Giorni fa è stata bocciata la legge sull’omofobia; l’Alto Commissariato per i rifugiati dell’ ONU dice all’Italia stop ai respingimenti dei migranti; la Legge 40 sulla procreazione assistita fa migrare le coppie italiane verso altri paesi; si è aperta un indagine sulla pillola abortiva:
in questa Italia, oltre i diritti sociali, siano palesemente sotto attacco anche i diritti civili, e con una violenza tipica dei regimi antidemocratici.
Nello stesso quadro pericolosamente rivolto con la testa all’indietro sta il dibattito che si è scatenato nel paese ed in città sull’istituzione del registro delle dichiarazioni di volontà anticipate sui trattamenti sanitari di fine vita.
Diventa quindi importante, a partire dalle realtà con un forte patrimonio laico e progressista come quelle toscane (l’hanno già fatto Pisa, Calenzano, Firenze, e vi si apprestano Carrara e Pistoia), dare un chiaro segnale di civiltà e di libertà.
Rispetto alla portata culturale, politica e sociale di queste scelte, risulta insidioso soffermarsi sugli aspetti formali, tipo: se è la sede giusta il Consiglio Comunale per discutere di queste cose?
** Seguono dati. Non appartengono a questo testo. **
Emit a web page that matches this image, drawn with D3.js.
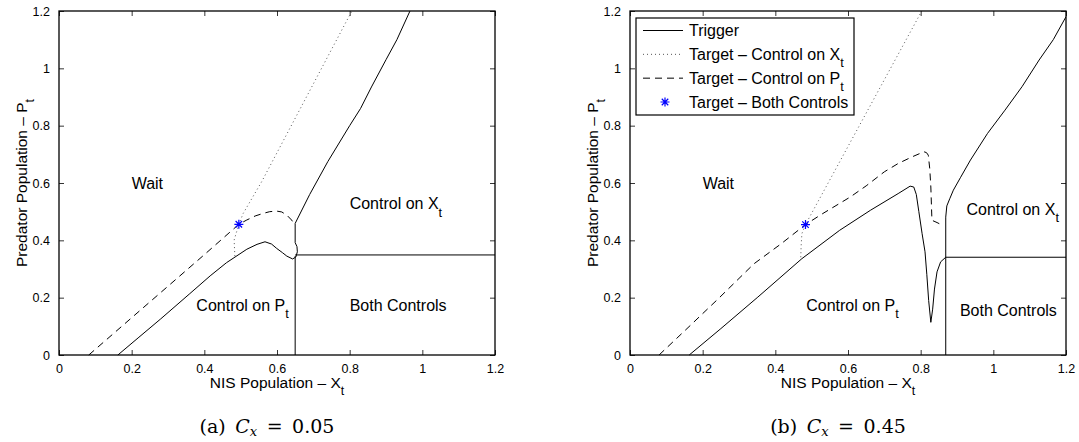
<!DOCTYPE html>
<html>
<head>
<meta charset="utf-8">
<script src="https://cdn.jsdelivr.net/npm/d3@7"></script>
<style>
  body { margin: 0; background: #fff; }
  text { font-family: "Liberation Sans", Arial, Helvetica, sans-serif; fill: #000; }
  text.caption { font-family: "DejaVu Serif", "Liberation Serif", serif; }
</style>
</head>
<body>
<div id="chart"></div>
<script>
// axis ticks, shared by both panels
const ticks = [0, 0.2, 0.4, 0.6, 0.8, 1, 1.2];
const tickLabels = ["0", "0.2", "0.4", "0.6", "0.8", "1", "1.2"];

// ---- panel (a) Cx = 0.05 ----
const triggerA = [[0.162,0],[0.22,0.062],[0.28,0.126],[0.36,0.214],[0.416,0.276],[0.461,0.322],
  [0.517,0.369],[0.545,0.386],[0.567,0.395],[0.585,0.387],[0.599,0.372],[0.615,0.357],[0.627,0.345],
  [0.643,0.335],[0.652,0.342],[0.656,0.36],[0.655,0.378],[0.65,0.392],[0.65,0.459]];
const triggerUpperA = [[0.65,0.459],[0.69,0.56],[0.74,0.675],[0.8,0.8],[0.83,0.86],[0.86,0.935],
  [0.9,1.03],[0.93,1.1],[0.966,1.2]];
const bothVertA = [[0.65,0],[0.65,0.345]];
const bothHorizA = [[0.65,0.349],[1.2,0.349]];
const targetXA = [[0.484,0.345],[0.482,0.401],[0.495,0.456],[0.507,0.494],[0.558,0.605],[0.806,1.2]];
const targetPA = [[0.082,0],[0.2,0.13],[0.3,0.24],[0.4,0.35],[0.495,0.456],[0.517,0.471],[0.54,0.485],
  [0.562,0.494],[0.58,0.5],[0.599,0.502],[0.613,0.499],[0.627,0.488],[0.64,0.471],[0.645,0.462]];
const starA = [0.495, 0.456];
const regionsA = [
  { x: 0.2, y: 0.578, main: "Wait", sub: "" },
  { x: 0.8, y: 0.508, main: "Control on X", sub: "t" },
  { x: 0.378, y: 0.155, main: "Control on P", sub: "t" },
  { x: 0.8, y: 0.153, main: "Both Controls", sub: "" }
];

// ---- panel (b) Cx = 0.45 ----
const triggerB = [[0.163,0],[0.25,0.092],[0.35,0.2],[0.473,0.336],[0.577,0.435],[0.662,0.505],
  [0.738,0.563],[0.771,0.589],[0.781,0.586],[0.788,0.56],[0.795,0.5],[0.804,0.423],[0.812,0.36],
  [0.817,0.28],[0.822,0.19],[0.828,0.114],[0.833,0.16],[0.838,0.23],[0.845,0.29],[0.855,0.325],
  [0.869,0.341]];
const triggerUpperB = [[0.869,0.481],[0.872,0.52],[0.88,0.545],[0.89,0.575],[0.91,0.62],[0.937,0.68],
  [0.984,0.773],[1.032,0.854],[1.079,0.936],[1.126,1.029],[1.165,1.1],[1.2,1.18]];
const bothVertB = [[0.869,0],[0.869,0.481]];
const bothHorizB = [[0.869,0.341],[1.2,0.341]];
const targetXB = [[0.47,0.341],[0.471,0.38],[0.473,0.423],[0.483,0.455],[0.803,1.2]];
const targetPB = [[0.08,0],[0.151,0.085],[0.246,0.2],[0.341,0.318],[0.416,0.388],[0.483,0.455],
  [0.53,0.493],[0.606,0.551],[0.65,0.59],[0.7,0.639],[0.738,0.668],[0.776,0.691],[0.809,0.709],
  [0.816,0.706],[0.821,0.697],[0.825,0.65],[0.828,0.586],[0.831,0.47],[0.845,0.462],[0.861,0.452]];
const starB = [0.483, 0.455];
const regionsB = [
  { x: 0.2, y: 0.578, main: "Wait", sub: "" },
  { x: 0.926, y: 0.49, main: "Control on X", sub: "t" },
  { x: 0.485, y: 0.153, main: "Control on P", sub: "t" },
  { x: 0.908, y: 0.1375, main: "Both Controls", sub: "" }
];

const legendItems = [
  { main: "Trigger", sub: "", style: "solid" },
  { main: "Target \u2013 Control on X", sub: "t", style: "dotted" },
  { main: "Target \u2013 Control on P", sub: "t", style: "dashed" },
  { main: "Target \u2013 Both Controls", sub: "", style: "star" }
];

const width = 1079;
const height = 442;
const plotW = 436;
const plotH = 344;
const plotTop = 11;
const starBlue = "#0000ff";

const svg = d3.select("#chart")
  .append("svg")
  .attr("width", width)
  .attr("height", height)
  .attr("viewBox", `0 0 ${width} ${height}`);

// text with an optional subscript, MATLAB style
const subText = (g, x, y, main, sub, size, anchor) => {
  const t = g.append("text")
    .attr("x", x)
    .attr("y", y)
    .attr("font-size", size)
    .attr("text-anchor", anchor || "start");
  t.append("tspan").text(main);
  if (sub) {
    t.append("tspan")
      .attr("dy", size * 0.45)
      .attr("font-size", size * 0.8)
      .text(sub);
  }
  return t;
};

const styleLine = (path, style) => {
  path.attr("fill", "none").attr("stroke-width", 1);
  if (style === "dotted") {
    path.attr("stroke", "#555").attr("stroke-dasharray", "1,3");
  } else if (style === "dashed") {
    path.attr("stroke", "#000").attr("stroke-dasharray", "7,5");
  } else {
    path.attr("stroke", "#000");
  }
  return path;
};

const drawStar = (g, cx, cy) => {
  const r = 4.5;
  g.append("path")
    .attr("d", `M${cx - r},${cy}H${cx + r}M${cx},${cy - r}V${cy + r}` +
      `M${cx - r * 0.72},${cy - r * 0.72}L${cx + r * 0.72},${cy + r * 0.72}` +
      `M${cx - r * 0.72},${cy + r * 0.72}L${cx + r * 0.72},${cy - r * 0.72}`)
    .attr("stroke", starBlue)
    .attr("stroke-width", 1.2)
    .attr("fill", "none");
};

const drawPanel = (left, p) => {
  const g = svg.append("g").attr("transform", `translate(${left}, ${plotTop})`);

  const xScale = d3.scaleLinear().domain([0, 1.2]).range([0, plotW]);
  const yScale = d3.scaleLinear().domain([0, 1.2]).range([plotH, 0]);

  // axes: ticks inward on all four sides, labels on left/bottom
  const fmt = (d, i) => tickLabels[i];
  const bottomAxis = d3.axisBottom(xScale).tickValues(ticks).tickFormat(fmt).tickSizeInner(-5).tickSizeOuter(0).tickPadding(9);
  const leftAxis = d3.axisLeft(yScale).tickValues(ticks).tickFormat(fmt).tickSizeInner(-5).tickSizeOuter(0).tickPadding(9);
  const topAxis = d3.axisTop(xScale).tickValues(ticks).tickFormat("").tickSizeInner(-5).tickSizeOuter(0);
  const rightAxis = d3.axisRight(yScale).tickValues(ticks).tickFormat("").tickSizeInner(-5).tickSizeOuter(0);

  g.append("g").attr("class", "axis-x").attr("transform", `translate(0, ${plotH})`).call(bottomAxis);
  g.append("g").attr("class", "axis-y").call(leftAxis);
  g.append("g").attr("class", "axis-top").call(topAxis);
  g.append("g").attr("class", "axis-right").attr("transform", `translate(${plotW}, 0)`).call(rightAxis);

  g.selectAll(".tick line").attr("stroke", "#000").attr("stroke-width", 0.8);
  g.selectAll(".domain").remove();
  g.selectAll(".tick text").attr("font-size", 12.5).attr("font-family", "Liberation Sans, Arial, sans-serif").attr("fill", "#000");
  g.selectAll(".axis-x .tick text").attr("dy", "0.71em");

  const line = d3.line().x(d => xScale(d[0])).y(d => yScale(d[1]));

  styleLine(g.append("path").attr("d", line(p.targetX)), "dotted");
  styleLine(g.append("path").attr("d", line(p.targetP)), "dashed");
  styleLine(g.append("path").attr("d", line(p.trigger)), "solid");
  styleLine(g.append("path").attr("d", line(p.triggerUpper)), "solid");
  styleLine(g.append("path").attr("d", line(p.bothVert)), "solid");
  styleLine(g.append("path").attr("d", line(p.bothHoriz)), "solid");

  drawStar(g, xScale(p.star[0]), yScale(p.star[1]));

  p.regions.forEach(r => subText(g, xScale(r.x), yScale(r.y), r.main, r.sub, 16));

  // box
  g.append("rect")
    .attr("width", plotW)
    .attr("height", plotH)
    .attr("fill", "none")
    .attr("stroke", "#000")
    .attr("stroke-width", 1.3);

  // axis titles
  subText(g, plotW / 2, plotH + 33, "NIS Population \u2013 X", "t", 15.5, "middle");
  const yl = g.append("g").attr("transform", `translate(${-32}, ${plotH / 2}) rotate(-90)`);
  subText(yl, 0, 0, "Predator Population \u2013 P", "t", 15.5, "middle");

  // caption
  const cap = svg.append("text")
    .attr("class", "caption")
    .attr("x", left + plotW / 2 - 10)
    .attr("y", 433)
    .attr("font-size", 19)
    .attr("text-anchor", "middle");
  cap.append("tspan").text(`(${p.tag})\u2002`);
  cap.append("tspan").attr("font-style", "italic").text("C");
  cap.append("tspan").attr("font-style", "italic").attr("font-size", 13).attr("dy", 3).text("x");
  cap.append("tspan").attr("dy", -3).text(`\u2002=\u2002${p.cx}`);

  return g;
};

drawPanel(59, {
  tag: "a", cx: "0.05",
  trigger: triggerA, triggerUpper: triggerUpperA, bothVert: bothVertA, bothHoriz: bothHorizA,
  targetX: targetXA, targetP: targetPA, star: starA, regions: regionsA
});

const gB = drawPanel(630, {
  tag: "b", cx: "0.45",
  trigger: triggerB, triggerUpper: triggerUpperB, bothVert: bothVertB, bothHoriz: bothHorizB,
  targetX: targetXB, targetP: targetPB, star: starB, regions: regionsB
});

// legend (panel b only)
const legend = gB.append("g").attr("transform", "translate(6, 7)");
legend.append("rect")
  .attr("width", 218)
  .attr("height", 97)
  .attr("fill", "#fff")
  .attr("stroke", "#000")
  .attr("stroke-width", 1.2);

const rowY = d3.scalePoint().domain(legendItems.map(d => d.main)).range([12.5, 84]);
legendItems.forEach(item => {
  const y = rowY(item.main);
  if (item.style === "star") {
    drawStar(legend, 29, y);
  } else {
    styleLine(legend.append("path").attr("d", `M7,${y}H47`), item.style);
  }
  subText(legend, 53, y + 5.5, item.main, item.sub, 16);
});
</script>
</body>
</html>
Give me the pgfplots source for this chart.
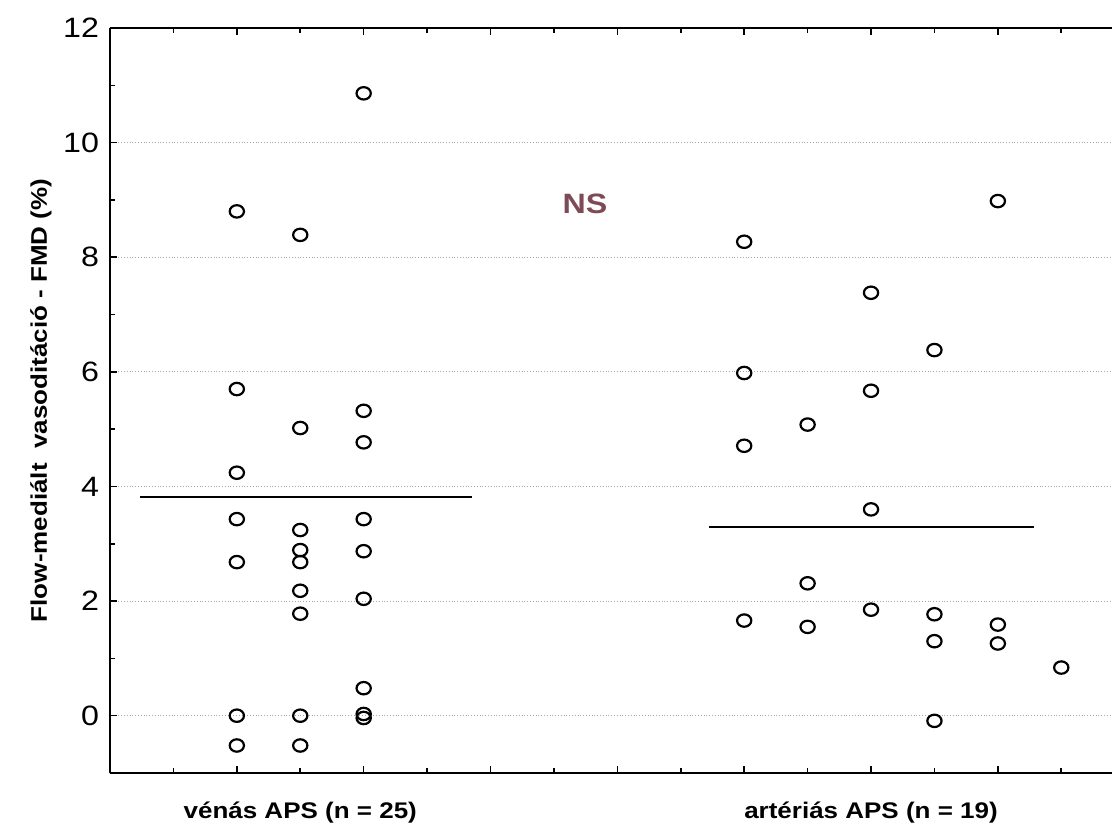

Che competenze ha il Consiglio su questi argomenti?
E’ innanzitutto rispettoso, per chi vive una condizione di sofferenza ed esige dalla politica una risposta, che ci si fermi al punto: il “testamento biologico” è da fare o no?
Fosse solo per questo e di fronte a 6 disegni di legge in discussione, il Consiglio ha non solo pieno diritto, ma addirittura il dovere di esprimersi su materie che attengono al benessere della collettività che rappresenta e non può essere rinchiuso nella gabbia delle proprie competenze amministrative.
Soprattutto quando si interviene nella sfera delle libertà individuali, e si definisce il compito dello Stato e della Legge che, per noi, dovrebbe essere quello di mettere ogni cittadino in condizione di scegliere in maniera consapevole e libera da ogni condizionamento.
Sostenere la battaglia per il “testamento biologico”, significa battersi contro ogni tentativo di limitare drasticamente la libertà di scelta del cittadino rispetto alla propria salute e al proprio corpo, in determinate circostanze, scongiurando il rischio che sta materializzandosi in Parlamento, di trasformare una morale di parte in una legge valida per tutti.
Una morale di parte che impone ad es., come chiesto a gran voce dalla CEI, che l’idratazione e l’alimentazione forzata non debbano essere considerate come terapie mediche, quindi rifiutabili, ma come cure del malato e quindi esenti dalla direttiva anticipata di fine vita, cozzando contro un principio indisponibile neanche alla volontà parlamentare: quello dell’autodeterminazione del paziente (art. 32 della Costituzione).
Per questo, è indispensabile che i Comuni toscani e la Regione si preparino alla più ampia e articolata opposizione politica ed istituzionale, non escludendo l’impugnativa contro una norma che violerebbe unl principio fondante della nostra Carta costituzionale: nessun cittadino può essere sottoposto a un trattamento sanitario non voluto, salvo i casi in cui si metta a repentaglio la salute collettiva.
Ma accanto a questo, non bastano le manifestazioni di volontà importanti come quelle dell’ordine del giorno approvato, ora serve che si istituisca subito il testamento biologico e si permetta ai livornesi di scegliere..
Oggi vediamo la maggioranza rivendicare con orgoglio quell’atto, sotto gli attacchi della Curia e della destra, ne siamo contenti. Noi vigileremo perché la ricerca avviata in Consiglio, diversamente da quanto accaduto in altre circostanze, possa finalmente tradursi in atti coerenti, evitando che ci si impantani nel solito sterile realismo politico.